■ WHAT THE EXERCISE ASKS
Transcribe the material verbatim in full; the pictures do not belong in the copy.
------------------------------------
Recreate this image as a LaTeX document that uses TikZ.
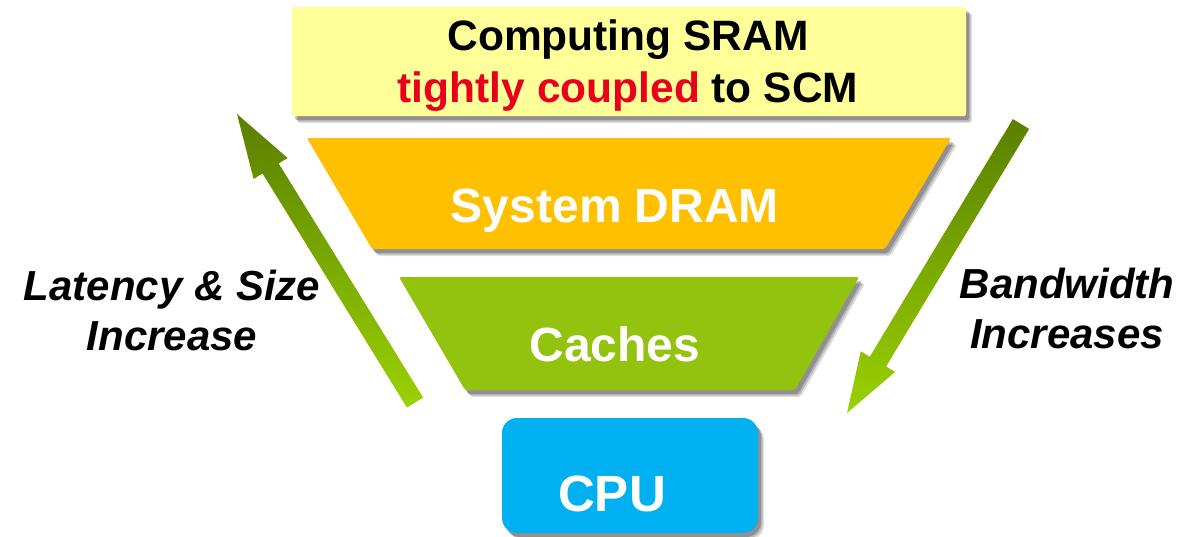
\documentclass[tikz,border=0pt]{standalone}
\usepackage{fontspec}
\setmainfont{Liberation Sans}
\usetikzlibrary{calc,shadows}

\definecolor{sramfill}{HTML}{FFFF99}
\definecolor{hotred}{HTML}{E8001C}
\definecolor{dramfill}{HTML}{FFC000}
\definecolor{cachefill}{HTML}{93C20F}
\definecolor{cpufill}{HTML}{00B0F0}
\definecolor{arrowdark}{HTML}{5A7F00}
\definecolor{arrowlight}{HTML}{9AD200}

\begin{document}
\begin{tikzpicture}[x=1pt,y=-1pt,
  softshadow/.style={
    drop shadow={shadow xshift=6pt,shadow yshift=-7pt,fill=black,opacity=0.12},
    drop shadow={shadow xshift=4.5pt,shadow yshift=-5.5pt,fill=black,opacity=0.18},
    drop shadow={shadow xshift=3pt,shadow yshift=-4pt,fill=black,opacity=0.22}},
  levelbox/.style={rounded corners=2pt,softshadow},
  biglabel/.style={anchor=base,inner sep=0pt,font=\fontsize{42.5}{50}\selectfont\bfseries},
  levellabel/.style={anchor=base,inner sep=0pt,text=white,font=\fontsize{48}{56}\selectfont\bfseries},
  sidelabel/.style={anchor=base,inner sep=0pt,font=\fontsize{42}{50}\selectfont\bfseries\itshape},
  fatarrow/.style={top color=arrowdark,bottom color=arrowlight,draw=none}
]
\useasboundingbox (0,0) rectangle (1204,536);

% memory levels
\node[levelbox,fill=sramfill,minimum width=674pt,minimum height=109pt,inner sep=0pt] (sram) at (629,61.5) {};
\path[levelbox,fill=dramfill] (307,138) -- (951,138) -- (885,249) -- (372,249) -- cycle;
\path[levelbox,fill=cachefill] (399,277) -- (859,277) -- (795,390) -- (465,390) -- cycle;
\node[rounded corners=15pt,softshadow,fill=cpufill,minimum width=256pt,minimum height=115pt,inner sep=0pt] (cpu) at (630,475.5) {};

% level labels
\node[biglabel] (sramA) at (628,50) {Computing SRAM};
\node[biglabel] (sramB) at (628,102) {\textcolor{hotred}{tightly coupled} to SCM};
\node[levellabel] (dram) at (615,222) {System DRAM};
\node[levellabel] (cache) at (615,361) {Caches};
\node[levellabel,font=\fontsize{51}{56}\selectfont\bfseries] (cpulabel) at (612,511) {CPU};

% side annotations
\node[sidelabel] (latA) at (172,300) {Latency \& Size};
\node[sidelabel] (latB) at (172,350) {Increase};
\node[sidelabel] (bwA) at (1067,298) {Bandwidth};
\node[sidelabel] (bwB) at (1067,348) {Increases};

% left arrow: up
\coordinate (lt) at (415,402.5);
\coordinate (lh) at (237,114);
\coordinate (lb) at ($(lh)!64pt!(lt)$);
\path[fatarrow] ($(lt)!9.5pt!90:(lh)$) -- ($(lb)!9.5pt!90:(lh)$) -- ($(lb)!20pt!90:(lh)$) -- (lh)
  -- ($(lb)!20pt!-90:(lh)$) -- ($(lb)!9.5pt!-90:(lh)$) -- ($(lt)!9.5pt!-90:(lh)$) -- cycle;

% right arrow: down
\coordinate (rt) at (1021,124);
\coordinate (rh) at (847,413);
\coordinate (rb) at ($(rh)!60pt!(rt)$);
\path[fatarrow] ($(rt)!9.5pt!90:(rh)$) -- ($(rb)!9.5pt!90:(rh)$) -- ($(rb)!20pt!90:(rh)$) -- (rh)
  -- ($(rb)!20pt!-90:(rh)$) -- ($(rb)!9.5pt!-90:(rh)$) -- ($(rt)!9.5pt!-90:(rh)$) -- cycle;
\end{tikzpicture}
\end{document}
------------------------------------
■ EXERCISE RESULT
Recreate this image as a LaTeX document that uses TikZ.
\documentclass[tikz,border=0pt]{standalone}
\usepackage{fontspec}
\setmainfont{Liberation Sans}
\usetikzlibrary{calc,shadows}

\definecolor{sramfill}{HTML}{FFFF99}
\definecolor{hotred}{HTML}{E8001C}
\definecolor{dramfill}{HTML}{FFC000}
\definecolor{cachefill}{HTML}{93C20F}
\definecolor{cpufill}{HTML}{00B0F0}
\definecolor{arrowdark}{HTML}{5A7F00}
\definecolor{arrowlight}{HTML}{9AD200}

\begin{document}
\begin{tikzpicture}[x=1pt,y=-1pt,
  softshadow/.style={
    drop shadow={shadow xshift=6pt,shadow yshift=-7pt,fill=black,opacity=0.12},
    drop shadow={shadow xshift=4.5pt,shadow yshift=-5.5pt,fill=black,opacity=0.18},
    drop shadow={shadow xshift=3pt,shadow yshift=-4pt,fill=black,opacity=0.22}},
  levelbox/.style={rounded corners=2pt,softshadow},
  biglabel/.style={anchor=base,inner sep=0pt,font=\fontsize{42.5}{50}\selectfont\bfseries},
  levellabel/.style={anchor=base,inner sep=0pt,text=white,font=\fontsize{48}{56}\selectfont\bfseries},
  sidelabel/.style={anchor=base,inner sep=0pt,font=\fontsize{42}{50}\selectfont\bfseries\itshape},
  fatarrow/.style={top color=arrowdark,bottom color=arrowlight,draw=none}
]
\useasboundingbox (0,0) rectangle (1204,536);

% memory levels
\node[levelbox,fill=sramfill,minimum width=674pt,minimum height=109pt,inner sep=0pt] (sram) at (629,61.5) {};
\path[levelbox,fill=dramfill] (307,138) -- (951,138) -- (885,249) -- (372,249) -- cycle;
\path[levelbox,fill=cachefill] (399,277) -- (859,277) -- (795,390) -- (465,390) -- cycle;
\node[rounded corners=15pt,softshadow,fill=cpufill,minimum width=256pt,minimum height=115pt,inner sep=0pt] (cpu) at (630,475.5) {};

% level labels
\node[biglabel] (sramA) at (628,50) {Computing SRAM};
\node[biglabel] (sramB) at (628,102) {\textcolor{hotred}{tightly coupled} to SCM};
\node[levellabel] (dram) at (615,222) {System DRAM};
\node[levellabel] (cache) at (615,361) {Caches};
\node[levellabel,font=\fontsize{51}{56}\selectfont\bfseries] (cpulabel) at (612,511) {CPU};

% side annotations
\node[sidelabel] (latA) at (172,300) {Latency \& Size};
\node[sidelabel] (latB) at (172,350) {Increase};
\node[sidelabel] (bwA) at (1067,298) {Bandwidth};
\node[sidelabel] (bwB) at (1067,348) {Increases};

% left arrow: up
\coordinate (lt) at (415,402.5);
\coordinate (lh) at (237,114);
\coordinate (lb) at ($(lh)!64pt!(lt)$);
\path[fatarrow] ($(lt)!9.5pt!90:(lh)$) -- ($(lb)!9.5pt!90:(lh)$) -- ($(lb)!20pt!90:(lh)$) -- (lh)
  -- ($(lb)!20pt!-90:(lh)$) -- ($(lb)!9.5pt!-90:(lh)$) -- ($(lt)!9.5pt!-90:(lh)$) -- cycle;

% right arrow: down
\coordinate (rt) at (1021,124);
\coordinate (rh) at (847,413);
\coordinate (rb) at ($(rh)!60pt!(rt)$);
\path[fatarrow] ($(rt)!9.5pt!90:(rh)$) -- ($(rb)!9.5pt!90:(rh)$) -- ($(rb)!20pt!90:(rh)$) -- (rh)
  -- ($(rb)!20pt!-90:(rh)$) -- ($(rb)!9.5pt!-90:(rh)$) -- ($(rt)!9.5pt!-90:(rh)$) -- cycle;
\end{tikzpicture}
\end{document}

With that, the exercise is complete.